Friday, 20 November 2009
Pilgrimage Routes to Canterbury
Pilgrims began to make pilgrimage to Canterbury within days of the murder of the Lord Archbishop Thomas Becket in Canterbury Cathedral in December 1170. Accounts of miraculous cures began just two days after the murder.
Henry II (the King on whose behalf Becket was murdered) himself made pilgrimage to Canterbury. Returning from Normandy to Southampton, he rode the Pilgrim's road from Winchester, the ancient capital of England. At Harbledown, just outside of Canterbury, where the Winchester road joined the London road, he made a gift to the Harbledown Almshouses, which was still paid by the Crown even into the twentieth century. Once in sight of the Cathedral Henry dismounted, put on a hair shirt, and walked barefoot in the rain to the Cathedral.

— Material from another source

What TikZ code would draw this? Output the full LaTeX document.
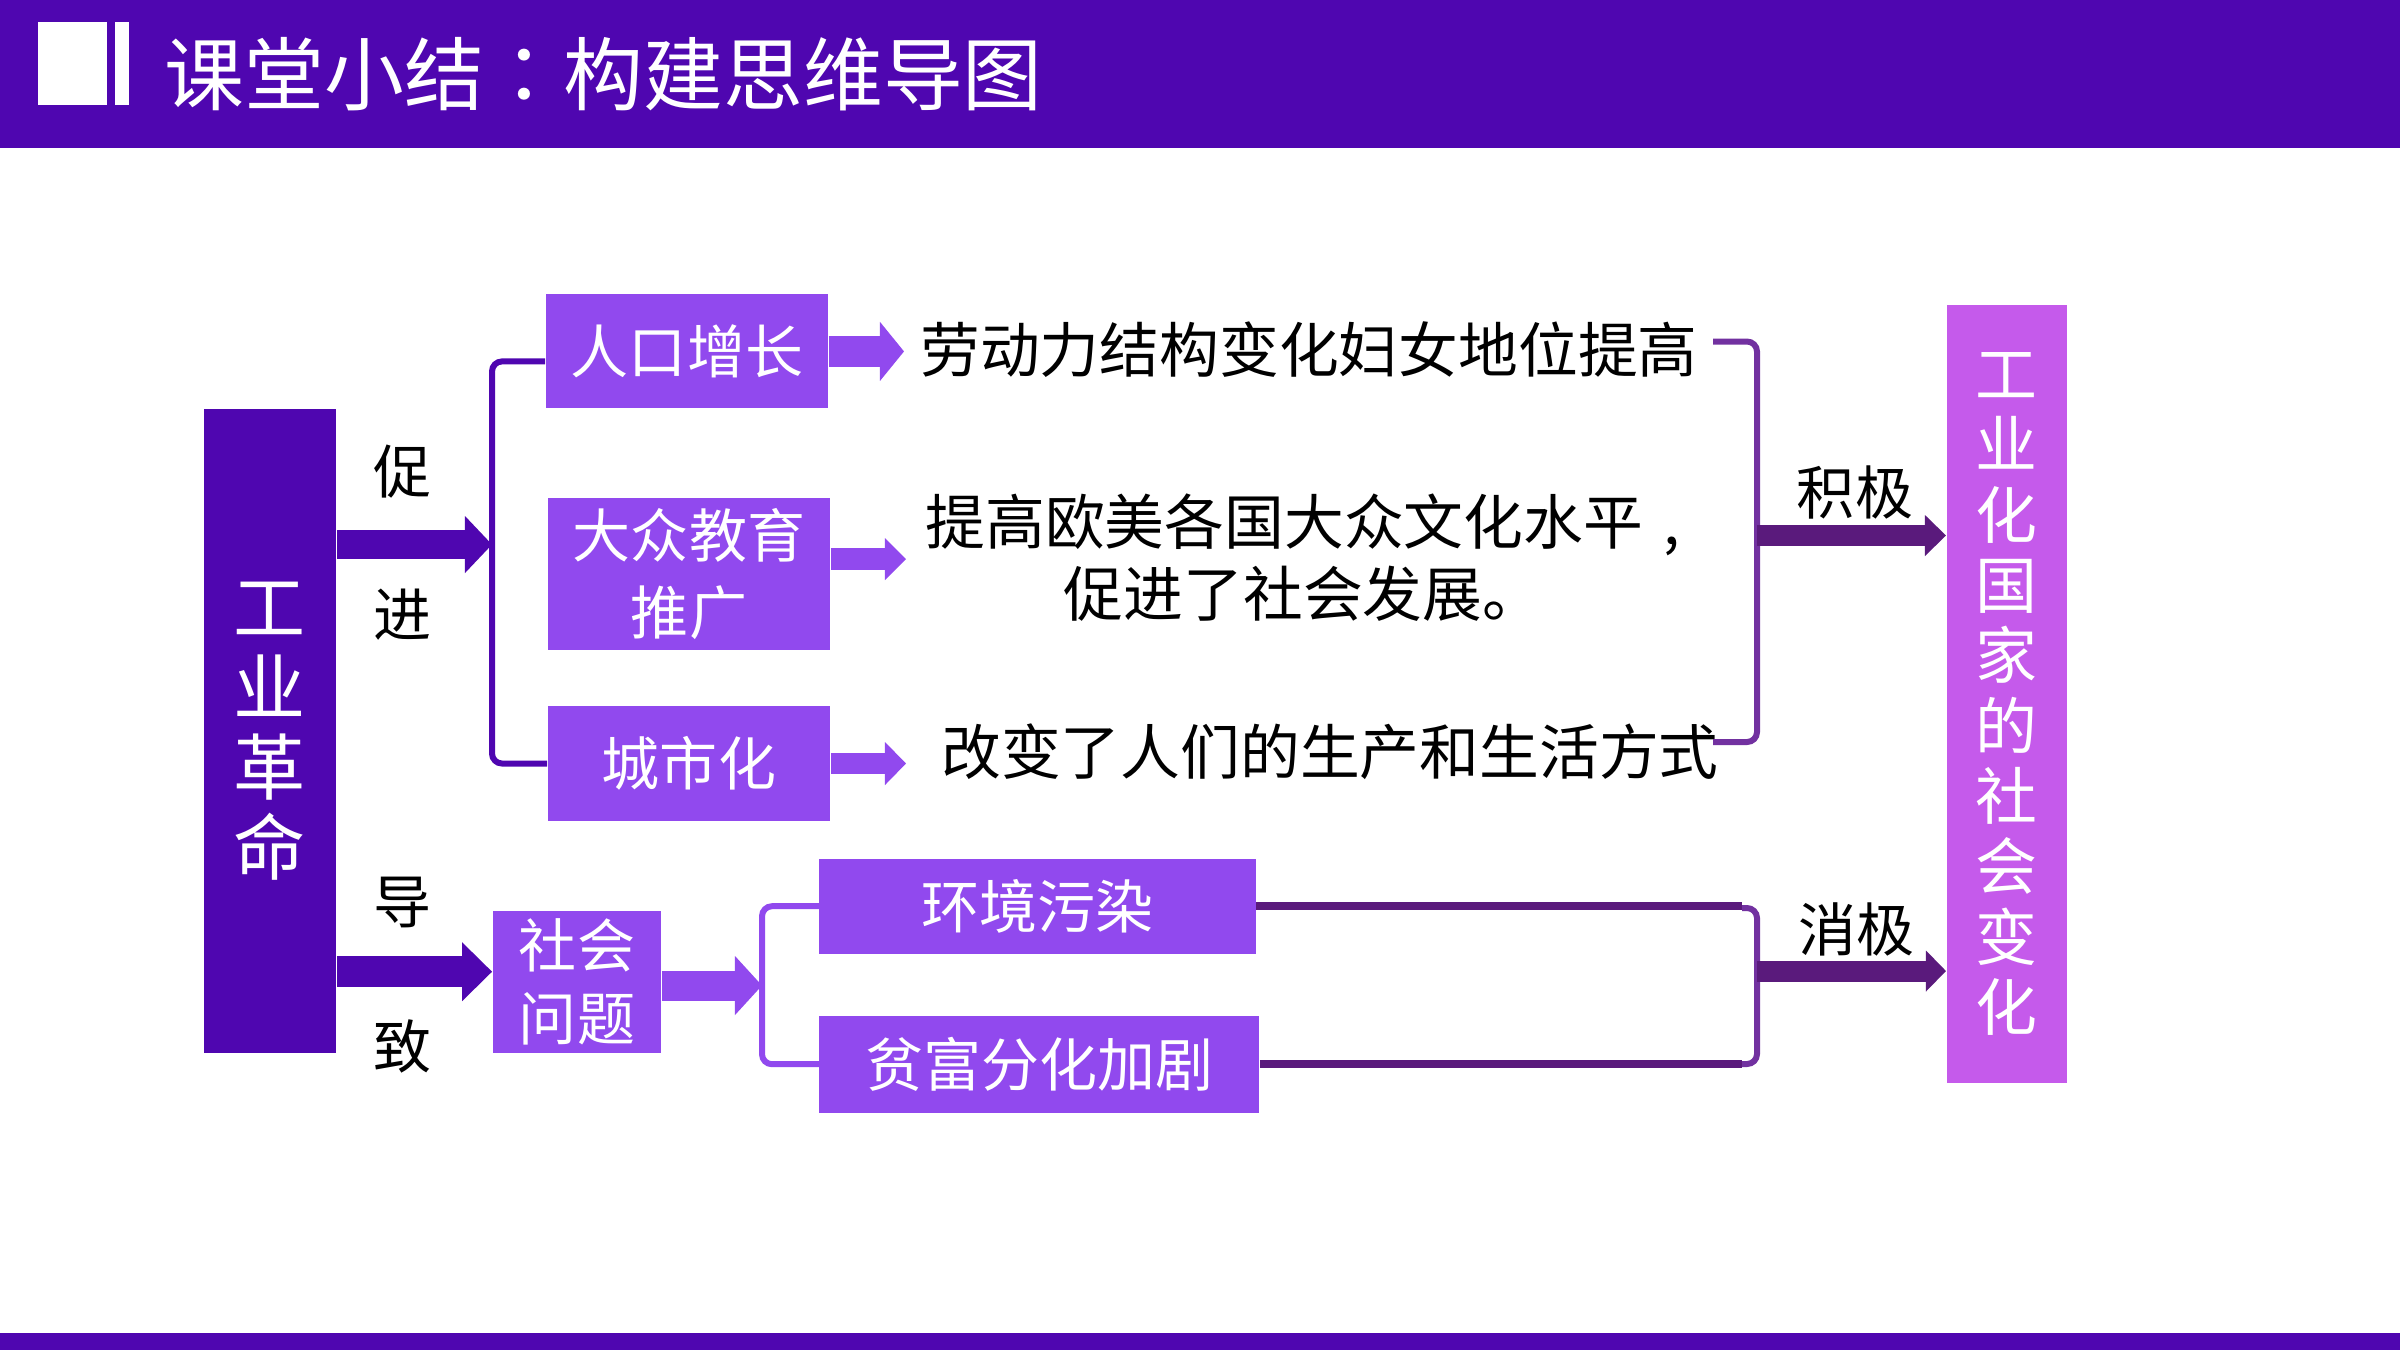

There are two principal pilgrim routes to Canterbury. The first from London is along the Roman Watling Street, now the A2. The other is from Winchester, then Farnham, closely following an ancient trading route, what is now called the North Downs Way. This was the route taken by King Henry II.
The London route take the way of Thomas Becket's last journey. After a sermon to the Augustinian foundation at St Mary's Priory at Southwark (Now Southwark Cathedral) on 23 December 1170, he left for Canterbury along Watling Street. He was murdered in the Cathedral of Canterbury on 29 December 1170.